Agenda item

County Durham Youth Justice Service


The Committee considered a report of the Corporate Director of Children and Young People’s Services which presented an overview of County Durham Youth Justice Service, including the latest Service/Partnership performance. The report also highlighted key achievements during the previous year, along with areas for improvement and development which the service would be focussed upon during the next year (for copy of report, see file of Minutes).


Mr D Summers, Youth Justice Service Manager was in attendance to present the report and deliver a presentation that provided information on performance; service improvement plan; recognition and service developments 2023-2024 (for copy of presentation, see file of Minutes).


Councillor Quinn referred to the rate of young people receiving a custodial sentence and noted the rate of 0.06 per thousand for 10 -17 years seemed relatively low and asked if this was normal.


The Youth Justice Service Manager responded that it was lower than the regional and national figures and commented that some areas had zero and some areas had significantly higher than a rate of 0.06. He stated that every time a young person was in custody, a review was carried out on the appropriateness of the action taken by the Service. The Youth and Justice Service believed that some young people do need to go into custody if there was a need to protect the public.


Councillor Quinn referred to the re-offending rate of 36.8% and asked for some data on how this compared with other areas regionally and nationally.


The Youth Justice Service Manager responded that he would ensure any reports going forward would include more detail and indicated that the service was on a par with the regional and national rate for re-offending.


Mr Balls indicated that the information would be more useful if they had some comparison figures and indicated that it may have been useful to have last year’s figures.


Councillor Charlton referred to offending and asked if the offences were becoming more violent. She commented that in her division there had been some serious offences involving young people and asked if this was the norm and if offenders were becoming more complex to deal with.


The Youth Justice Service Manager confirmed that offenders were now more complex. In terms of violent crimes, he indicated that County Durham did not have the issues that were seen in some urban areas that dominated the news. He added that County Durham’s violence problem was mostly lower-level violence but it was getting worse with more serious levels of violence used. They had a potential developing issue with girls and violence and their willingness to use higher levels of violence. He stated that girls commit around 17% of all offences and 33% of violent offences. He continued that County Durham does not have a gang culture and does not have large-scale use of very serious violence.


Councillor Charlton responded that she wanted County Durham to be a safe place to live. She then referred to the new officers appointed to work exclusively with young people referred for anti-social behaviour and asked if a cap on the numbers of children they would be dealing with. She was concerned on the impact on staff dealing with complex cases and asked if the Service were looking after staff and case levels.
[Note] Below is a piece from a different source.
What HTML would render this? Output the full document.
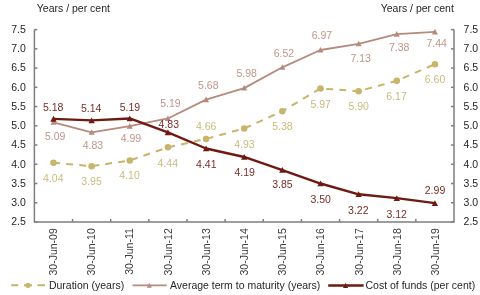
<!DOCTYPE html><html><head><meta charset="utf-8"><style>html,body{margin:0;padding:0;background:#fff;width:480px;height:295px;overflow:hidden}svg{display:block;will-change:transform}text{font-family:"Liberation Sans",sans-serif;font-size:10.5px}</style></head><body>
<svg width="480" height="295" viewBox="0 0 480 295">
<rect width="480" height="295" fill="#fff"/>
<text x="36.8" y="12" fill="#262626">Years / per cent</text>
<text x="453.9" y="12" text-anchor="end" fill="#262626">Years / per cent</text>
<g stroke="#7F7F7F" stroke-width="1.5" fill="none">
<path d="M34.40 29.60 V222.00 H454.00 V29.60"/>
<path d="M34.40 29.60 h3"/>
<path d="M454.00 29.60 h-3"/>
<path d="M34.40 48.84 h3"/>
<path d="M454.00 48.84 h-3"/>
<path d="M34.40 68.08 h3"/>
<path d="M454.00 68.08 h-3"/>
<path d="M34.40 87.32 h3"/>
<path d="M454.00 87.32 h-3"/>
<path d="M34.40 106.56 h3"/>
<path d="M454.00 106.56 h-3"/>
<path d="M34.40 125.80 h3"/>
<path d="M454.00 125.80 h-3"/>
<path d="M34.40 145.04 h3"/>
<path d="M454.00 145.04 h-3"/>
<path d="M34.40 164.28 h3"/>
<path d="M454.00 164.28 h-3"/>
<path d="M34.40 183.52 h3"/>
<path d="M454.00 183.52 h-3"/>
<path d="M34.40 202.76 h3"/>
<path d="M454.00 202.76 h-3"/>
<path d="M34.40 222.00 h3"/>
<path d="M454.00 222.00 h-3"/>
<path d="M72.55 222.00 v-3"/>
<path d="M110.69 222.00 v-3"/>
<path d="M148.84 222.00 v-3"/>
<path d="M186.98 222.00 v-3"/>
<path d="M225.13 222.00 v-3"/>
<path d="M263.27 222.00 v-3"/>
<path d="M301.42 222.00 v-3"/>
<path d="M339.56 222.00 v-3"/>
<path d="M377.71 222.00 v-3"/>
<path d="M415.85 222.00 v-3"/>
</g>
<text x="25.9" y="32.90" text-anchor="end" fill="#262626">7.5</text>
<text x="463.6" y="32.90" fill="#262626">7.5</text>
<text x="25.9" y="52.14" text-anchor="end" fill="#262626">7.0</text>
<text x="463.6" y="52.14" fill="#262626">7.0</text>
<text x="25.9" y="71.38" text-anchor="end" fill="#262626">6.5</text>
<text x="463.6" y="71.38" fill="#262626">6.5</text>
<text x="25.9" y="90.62" text-anchor="end" fill="#262626">6.0</text>
<text x="463.6" y="90.62" fill="#262626">6.0</text>
<text x="25.9" y="109.86" text-anchor="end" fill="#262626">5.5</text>
<text x="463.6" y="109.86" fill="#262626">5.5</text>
<text x="25.9" y="129.10" text-anchor="end" fill="#262626">5.0</text>
<text x="463.6" y="129.10" fill="#262626">5.0</text>
<text x="25.9" y="148.34" text-anchor="end" fill="#262626">4.5</text>
<text x="463.6" y="148.34" fill="#262626">4.5</text>
<text x="25.9" y="167.58" text-anchor="end" fill="#262626">4.0</text>
<text x="463.6" y="167.58" fill="#262626">4.0</text>
<text x="25.9" y="186.82" text-anchor="end" fill="#262626">3.5</text>
<text x="463.6" y="186.82" fill="#262626">3.5</text>
<text x="25.9" y="206.06" text-anchor="end" fill="#262626">3.0</text>
<text x="463.6" y="206.06" fill="#262626">3.0</text>
<text x="25.9" y="225.30" text-anchor="end" fill="#262626">2.5</text>
<text x="463.6" y="225.30" fill="#262626">2.5</text>
<text fill-opacity="1" transform="translate(56.87 228.2) rotate(-90)" text-anchor="end" fill="#3A3A3A">30-Jun-09</text>
<text fill-opacity="1" transform="translate(95.09 228.2) rotate(-90)" text-anchor="end" fill="#3A3A3A">30-Jun-10</text>
<text fill-opacity="1" transform="translate(133.30 228.2) rotate(-90)" text-anchor="end" fill="#3A3A3A">30-Jun-11</text>
<text fill-opacity="1" transform="translate(171.52 228.2) rotate(-90)" text-anchor="end" fill="#3A3A3A">30-Jun-12</text>
<text fill-opacity="1" transform="translate(209.73 228.2) rotate(-90)" text-anchor="end" fill="#3A3A3A">30-Jun-13</text>
<text fill-opacity="1" transform="translate(247.95 228.2) rotate(-90)" text-anchor="end" fill="#3A3A3A">30-Jun-14</text>
<text fill-opacity="1" transform="translate(286.17 228.2) rotate(-90)" text-anchor="end" fill="#3A3A3A">30-Jun-15</text>
<text fill-opacity="1" transform="translate(324.38 228.2) rotate(-90)" text-anchor="end" fill="#3A3A3A">30-Jun-16</text>
<text fill-opacity="1" transform="translate(362.60 228.2) rotate(-90)" text-anchor="end" fill="#3A3A3A">30-Jun-17</text>
<text fill-opacity="1" transform="translate(400.81 228.2) rotate(-90)" text-anchor="end" fill="#3A3A3A">30-Jun-18</text>
<text fill-opacity="1" transform="translate(439.03 228.2) rotate(-90)" text-anchor="end" fill="#3A3A3A">30-Jun-19</text>
<polyline points="53.47,162.74 91.62,166.20 129.76,160.43 167.91,147.35 206.05,138.88 244.20,128.49 282.35,111.18 320.49,88.47 358.64,91.17 396.78,80.78 434.93,64.23" fill="none" stroke="#C8B46B" stroke-width="2.0" stroke-dasharray="6.9 6.2" stroke-dashoffset="0.3"/>
<circle cx="53.47" cy="162.74" r="3.25" fill="#C8B46B"/>
<circle cx="91.62" cy="166.20" r="3.25" fill="#C8B46B"/>
<circle cx="129.76" cy="160.43" r="3.25" fill="#C8B46B"/>
<circle cx="167.91" cy="147.35" r="3.25" fill="#C8B46B"/>
<circle cx="206.05" cy="138.88" r="3.25" fill="#C8B46B"/>
<circle cx="244.20" cy="128.49" r="3.25" fill="#C8B46B"/>
<circle cx="282.35" cy="111.18" r="3.25" fill="#C8B46B"/>
<circle cx="320.49" cy="88.47" r="3.25" fill="#C8B46B"/>
<circle cx="358.64" cy="91.17" r="3.25" fill="#C8B46B"/>
<circle cx="396.78" cy="80.78" r="3.25" fill="#C8B46B"/>
<circle cx="434.93" cy="64.23" r="3.25" fill="#C8B46B"/>
<polyline points="53.47,122.34 91.62,132.34 129.76,126.18 167.91,118.49 206.05,99.63 244.20,88.09 282.35,67.31 320.49,49.99 358.64,43.84 396.78,34.22 434.93,31.91" fill="none" stroke="#B68A7C" stroke-width="1.8" stroke-linejoin="round"/>
<path d="M53.47 119.24 L56.47 124.84 L50.47 124.84 Z" fill="#B68A7C"/>
<path d="M91.62 129.24 L94.62 134.84 L88.62 134.84 Z" fill="#B68A7C"/>
<path d="M129.76 123.08 L132.76 128.68 L126.76 128.68 Z" fill="#B68A7C"/>
<path d="M167.91 115.39 L170.91 120.99 L164.91 120.99 Z" fill="#B68A7C"/>
<path d="M206.05 96.53 L209.05 102.13 L203.05 102.13 Z" fill="#B68A7C"/>
<path d="M244.20 84.99 L247.20 90.59 L241.20 90.59 Z" fill="#B68A7C"/>
<path d="M282.35 64.21 L285.35 69.81 L279.35 69.81 Z" fill="#B68A7C"/>
<path d="M320.49 46.89 L323.49 52.49 L317.49 52.49 Z" fill="#B68A7C"/>
<path d="M358.64 40.74 L361.64 46.34 L355.64 46.34 Z" fill="#B68A7C"/>
<path d="M396.78 31.12 L399.78 36.72 L393.78 36.72 Z" fill="#B68A7C"/>
<path d="M434.93 28.81 L437.93 34.41 L431.93 34.41 Z" fill="#B68A7C"/>
<polyline points="53.47,118.87 91.62,120.41 129.76,118.49 167.91,132.34 206.05,148.50 244.20,156.97 282.35,170.05 320.49,183.52 358.64,194.29 396.78,198.14 434.93,203.14" fill="none" stroke="#6E1911" stroke-width="2.4" stroke-linejoin="round"/>
<path d="M53.47 115.87 L56.67 121.67 L50.27 121.67 Z" fill="#6E1911"/>
<path d="M91.62 117.41 L94.82 123.21 L88.42 123.21 Z" fill="#6E1911"/>
<path d="M129.76 115.49 L132.96 121.29 L126.56 121.29 Z" fill="#6E1911"/>
<path d="M167.91 129.34 L171.11 135.14 L164.71 135.14 Z" fill="#6E1911"/>
<path d="M206.05 145.50 L209.25 151.30 L202.85 151.30 Z" fill="#6E1911"/>
<path d="M244.20 153.97 L247.40 159.77 L241.00 159.77 Z" fill="#6E1911"/>
<path d="M282.35 167.05 L285.55 172.85 L279.15 172.85 Z" fill="#6E1911"/>
<path d="M320.49 180.52 L323.69 186.32 L317.29 186.32 Z" fill="#6E1911"/>
<path d="M358.64 191.29 L361.84 197.09 L355.44 197.09 Z" fill="#6E1911"/>
<path d="M396.78 195.14 L399.98 200.94 L393.58 200.94 Z" fill="#6E1911"/>
<path d="M434.93 200.14 L438.13 205.94 L431.73 205.94 Z" fill="#6E1911"/>
<text x="53.30" y="182.21" text-anchor="middle" fill="#CABA7E">4.04</text>
<text x="91.50" y="185.01" text-anchor="middle" fill="#CABA7E">3.95</text>
<text x="129.50" y="179.21" text-anchor="middle" fill="#CABA7E">4.10</text>
<text x="167.80" y="166.96" text-anchor="middle" fill="#CABA7E">4.44</text>
<text x="206.10" y="129.66" text-anchor="middle" fill="#CABA7E">4.66</text>
<text x="244.40" y="147.66" text-anchor="middle" fill="#CABA7E">4.93</text>
<text x="282.40" y="129.66" text-anchor="middle" fill="#CABA7E">5.38</text>
<text x="320.60" y="108.16" text-anchor="middle" fill="#CABA7E">5.97</text>
<text x="358.60" y="109.76" text-anchor="middle" fill="#CABA7E">5.90</text>
<text x="396.50" y="99.76" text-anchor="middle" fill="#CABA7E">6.17</text>
<text x="435.00" y="82.66" text-anchor="middle" fill="#CABA7E">6.60</text>
<text x="55.20" y="139.86" text-anchor="middle" fill="#C0968A">5.09</text>
<text x="92.90" y="149.36" text-anchor="middle" fill="#C0968A">4.83</text>
<text x="130.90" y="141.66" text-anchor="middle" fill="#C0968A">4.99</text>
<text x="170.40" y="107.06" text-anchor="middle" fill="#C0968A">5.19</text>
<text x="208.30" y="89.46" text-anchor="middle" fill="#C0968A">5.68</text>
<text x="246.70" y="76.76" text-anchor="middle" fill="#C0968A">5.98</text>
<text x="283.90" y="56.56" text-anchor="middle" fill="#C0968A">6.52</text>
<text x="321.90" y="38.86" text-anchor="middle" fill="#C0968A">6.97</text>
<text x="360.70" y="61.66" text-anchor="middle" fill="#C0968A">7.13</text>
<text x="399.20" y="51.36" text-anchor="middle" fill="#C0968A">7.38</text>
<text x="436.60" y="46.86" text-anchor="middle" fill="#C0968A">7.44</text>
<text x="53.20" y="111.06" text-anchor="middle" fill="#7A2C26">5.18</text>
<text x="91.10" y="111.56" text-anchor="middle" fill="#7A2C26">5.14</text>
<text x="129.90" y="110.96" text-anchor="middle" fill="#7A2C26">5.19</text>
<text x="168.80" y="128.46" text-anchor="middle" fill="#7A2C26">4.83</text>
<text x="206.30" y="167.96" text-anchor="middle" fill="#7A2C26">4.41</text>
<text x="244.60" y="176.16" text-anchor="middle" fill="#7A2C26">4.19</text>
<text x="282.40" y="188.36" text-anchor="middle" fill="#7A2C26">3.85</text>
<text x="320.70" y="202.76" text-anchor="middle" fill="#7A2C26">3.50</text>
<text x="358.30" y="213.76" text-anchor="middle" fill="#7A2C26">3.22</text>
<text x="396.70" y="218.06" text-anchor="middle" fill="#7A2C26">3.12</text>
<text x="435.00" y="194.46" text-anchor="middle" fill="#7A2C26">2.99</text>
<g>
<path d="M11.3 285.3 H18.3 M24 285.3 H32 M37.5 285.3 H45" stroke="#C8B46B" stroke-width="1.9"/>
<circle cx="28" cy="285.3" r="2.6" fill="#C8B46B"/>
<text x="48.9" y="289.1" fill="#262626">Duration (years)</text>
<path d="M132.5 285.3 H166.7" stroke="#B68A7C" stroke-width="1.8"/>
<path d="M149.3 282.7 L151.8 287.7 H146.8Z" fill="#B68A7C"/>
<text x="170" y="289.1" fill="#262626">Average term to maturity (years)</text>
<path d="M328.2 285.6 H363.6" stroke="#6E1911" stroke-width="2.5"/>
<path d="M345.6 282.8 L348.2 288.1 H343.0Z" fill="#6E1911"/>
<text x="365.5" y="289.1" fill="#262626">Cost of funds (per cent)</text>
</g>
</svg></body></html>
The Youth Justice Service Manager responded that the inspection that had taken place in August 2022 and looked at caseload levels and in their view, these were appropriate and the numbers were not too demanding. The Service has a detailed and full staff care process. They recognise that members of staff particularly those dealing with sex offenders may require support. The Service is a multi-agency partnership made up of 57 members of staff with no cap on caseload numbers. Caseloads are managed within the whole of the partnership’s resources.


Councillor Potts indicated that it did not feel like anything was improving in his area and referred to improving resources in neighbourhoods at the first point of contact with the police.


The Youth Justice Service Manager responded that they take their youth offending referrals from Durham Constabulary. They do not have an input in the police’s initial stages but do have in terms of supervision working jointly with the police in the local neighbourhood with multi-agency planning. The service does not have involvement in relation to the allocation of police resources.


Resolved: That the report and presentation be noted.